In early March, U.S. Representatives Artur Davis (D-AL) and Phil English (R-PA) introduced trade legislation that would expand the ability of U.S. domestic industries to obtain relief from unfair trade. The Nonmarket Economy Trade Remedy Act of 2007 (H.R. 1229) would require application of countervailing duty law to both market and nonmarket economies, including China.
Currently, while the United States has imposed antidumping duties on imports from nonmarket economy (NME) countries, it has not applied the countervailing duty law against these imports because the market itself is subsidized in an NME. H.R. 1229 is designed to reverse this administrative decision and to require the administration to allow countervailing duty cases against NMEs, especially Chinese imports. Specifically, H.R. 1229 would amend Title VII of the Tariff Act of 1930 to require DOC to accept countervailing duty petitions against NMEs.

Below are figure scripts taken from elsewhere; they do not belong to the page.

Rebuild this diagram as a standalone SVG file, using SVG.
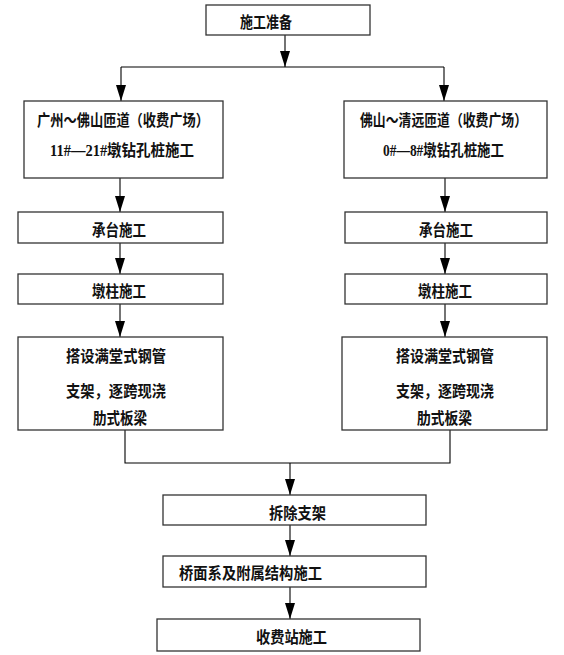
<svg xmlns="http://www.w3.org/2000/svg" width="564" height="655" viewBox="0 0 564 655">
<style>
.box{fill:#fff;stroke:#333;stroke-width:1.3}
.lbl{font-family:"Liberation Serif","Noto Sans CJK SC",serif;font-size:16px;font-weight:bold;fill:#111}
.con{fill:none;stroke:#000;stroke-width:1.1}
</style>
<defs>
<marker id="arr" viewBox="0 0 16 10" refX="16" refY="5" markerWidth="16" markerHeight="10" markerUnits="userSpaceOnUse" orient="auto">
<path d="M0,0 L16,5 L0,10 z" fill="#000"/>
</marker>
</defs>
<rect width="564" height="655" fill="#fff"/>
<g id="connectors">
<line class="con" x1="285" y1="35" x2="285" y2="67" marker-end="url(#arr)"/>
<line class="con" x1="121" y1="67" x2="444" y2="67"/>
<line class="con" x1="121" y1="67" x2="121" y2="101" marker-end="url(#arr)"/>
<line class="con" x1="444" y1="67" x2="444" y2="101" marker-end="url(#arr)"/>
<line class="con" x1="120" y1="178" x2="120" y2="212" marker-end="url(#arr)"/>
<line class="con" x1="120" y1="243" x2="120" y2="274" marker-end="url(#arr)"/>
<line class="con" x1="120" y1="304" x2="120" y2="337" marker-end="url(#arr)"/>
<line class="con" x1="445" y1="178" x2="445" y2="212" marker-end="url(#arr)"/>
<line class="con" x1="445" y1="243" x2="445" y2="274" marker-end="url(#arr)"/>
<line class="con" x1="445" y1="304" x2="445" y2="337" marker-end="url(#arr)"/>
<polyline class="con" points="125,430 125,463 450,463 450,430"/>
<line class="con" x1="290" y1="463" x2="290" y2="495" marker-end="url(#arr)"/>
<line class="con" x1="290" y1="525" x2="290" y2="556" marker-end="url(#arr)"/>
<line class="con" x1="290" y1="587" x2="290" y2="619" marker-end="url(#arr)"/>
</g>
<g id="n-prep">
<rect class="box" x="206" y="5" width="164" height="30"/>
<text class="lbl" x="240" y="28" textLength="52" lengthAdjust="spacingAndGlyphs">施工准备</text>
</g>
<g id="n-left-pile">
<rect class="box" x="24" y="101" width="199" height="77"/>
<text class="lbl" x="37" y="126" textLength="172" lengthAdjust="spacingAndGlyphs">广州～佛山匝道（收费广场）</text>
<text class="lbl" x="50" y="156" textLength="144" lengthAdjust="spacingAndGlyphs">11#—21#墩钻孔桩施工</text>
</g>
<g id="n-right-pile">
<rect class="box" x="344" y="101" width="203" height="77"/>
<text class="lbl" x="360" y="126" textLength="167" lengthAdjust="spacingAndGlyphs">佛山～清远匝道（收费广场）</text>
<text class="lbl" x="383" y="156" textLength="121" lengthAdjust="spacingAndGlyphs">0#—8#墩钻孔桩施工</text>
</g>
<g id="n-left-cap">
<rect class="box" x="18" y="212" width="205" height="31"/>
<text class="lbl" x="92" y="236" textLength="54" lengthAdjust="spacingAndGlyphs">承台施工</text>
</g>
<g id="n-right-cap">
<rect class="box" x="345" y="212" width="202" height="31"/>
<text class="lbl" x="419" y="236" textLength="54" lengthAdjust="spacingAndGlyphs">承台施工</text>
</g>
<g id="n-left-pier">
<rect class="box" x="18" y="274" width="205" height="30"/>
<text class="lbl" x="92" y="297" textLength="54" lengthAdjust="spacingAndGlyphs">墩柱施工</text>
</g>
<g id="n-right-pier">
<rect class="box" x="345" y="274" width="202" height="30"/>
<text class="lbl" x="418" y="297" textLength="54" lengthAdjust="spacingAndGlyphs">墩柱施工</text>
</g>
<g id="n-left-beam">
<rect class="box" x="18" y="337" width="205" height="93"/>
<text class="lbl" x="66" y="362" textLength="100" lengthAdjust="spacingAndGlyphs">搭设满堂式钢管</text>
<text class="lbl" x="66" y="397" textLength="100" lengthAdjust="spacingAndGlyphs">支架，逐跨现浇</text>
<text class="lbl" x="93" y="424" textLength="54" lengthAdjust="spacingAndGlyphs">肋式板梁</text>
</g>
<g id="n-right-beam">
<rect class="box" x="342" y="337" width="205" height="93"/>
<text class="lbl" x="396" y="362" textLength="98" lengthAdjust="spacingAndGlyphs">搭设满堂式钢管</text>
<text class="lbl" x="396" y="397" textLength="98" lengthAdjust="spacingAndGlyphs">支架，逐跨现浇</text>
<text class="lbl" x="417" y="424" textLength="55" lengthAdjust="spacingAndGlyphs">肋式板梁</text>
</g>
<g id="n-remove">
<rect class="box" x="163" y="495" width="263" height="30"/>
<text class="lbl" x="269" y="519" textLength="57" lengthAdjust="spacingAndGlyphs">拆除支架</text>
</g>
<g id="n-deck">
<rect class="box" x="163" y="556" width="263" height="31"/>
<text class="lbl" x="179" y="579" textLength="143" lengthAdjust="spacingAndGlyphs">桥面系及附属结构施工</text>
</g>
<g id="n-toll">
<rect class="box" x="157" y="619" width="263" height="32"/>
<text class="lbl" x="256" y="643" textLength="71" lengthAdjust="spacingAndGlyphs">收费站施工</text>
</g>
</svg>
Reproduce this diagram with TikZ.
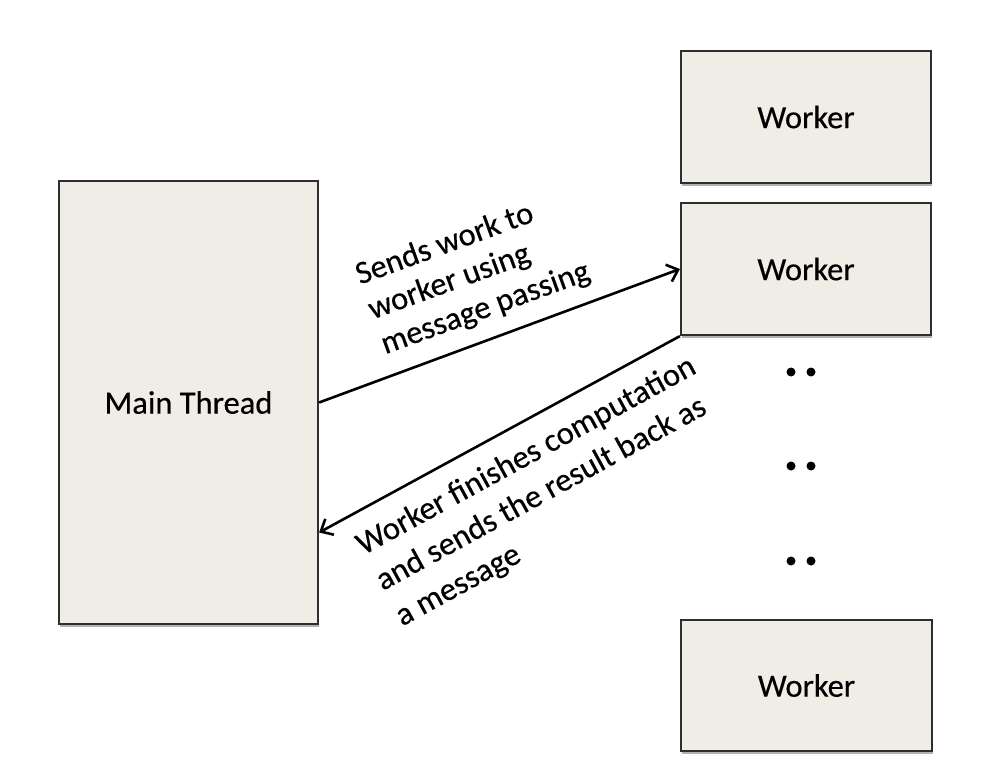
\documentclass[tikz,border=0pt]{standalone}
\usepackage{fontspec}
\setmainfont[FakeBold=0.4]{Carlito}
\usetikzlibrary{arrows.meta,shadows}
\definecolor{boxfill}{HTML}{F0EDE6}
\definecolor{boxline}{HTML}{2E2E2E}
\tikzset{
  boxnode/.style={draw=boxline, line width=2.2pt, fill=boxfill, inner sep=0pt,
    font=\fontsize{32.5pt}{39pt}\selectfont,
    drop shadow={shadow xshift=0.5pt, shadow yshift=-2.5pt, opacity=0.3, fill=black}},
  msg/.style={draw=black, line width=2.6pt, -{Straight Barb[length=10pt,width=18pt,line width=2.6pt]}},
  lbl/.style={align=left, inner sep=0pt},
  dotmark/.style={fill=black, draw=none, circle, minimum size=9pt, inner sep=0pt}
}
\begin{document}
\begin{tikzpicture}[x=1pt,y=-1pt]
\useasboundingbox (0,0) rectangle (1002,784);
\node[boxnode, minimum width=259pt, minimum height=443pt] (main) at (188.5,402.5) {Main Thread};
\node[boxnode, minimum width=250pt, minimum height=132pt] (w1) at (806,117) {Worker};
\node[boxnode, minimum width=250pt, minimum height=132pt] (w2) at (806,269) {Worker};
\node[boxnode, minimum width=251pt, minimum height=131pt] (w3) at (806.5,685.5) {Worker};
\coordinate (m2) at ([yshift=-130pt]main.east);
\draw[msg] (main.east) -- (w2.west);
\draw[msg] (w2.south west) -- (m2);
\node[lbl, rotate=20, font=\fontsize{32.5pt}{37pt}\selectfont] (l1) at (473,274) {Sends work to\\worker using\\message passing};
\node[lbl, rotate=28.7, font=\fontsize{32.5pt}{40.5pt}\selectfont] (l2) at (546,492) {Worker finishes computation\\and sends the result back as\\a message};
\foreach \y [count=\i] in {372,466,561}{
  \node[dotmark] (da\i) at (791,\y) {};
  \node[dotmark] (db\i) at (811,\y) {};
}
\end{tikzpicture}
\end{document}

Another important point of H.R. 1229 would be to create a new mechanism in which congressional approval would be required to implement a decision by DOC to “graduate” a country to market economy status. Finally, H.R. 1229 would require the International Trade Commission (ITC) to conduct an annual study of Chinese government intervention to promote investment, employment and exports.
This legislation may not be necessary as DOC is now conducting its first countervailing duty investigation on coated free sheet paper from the People’s Republic of China.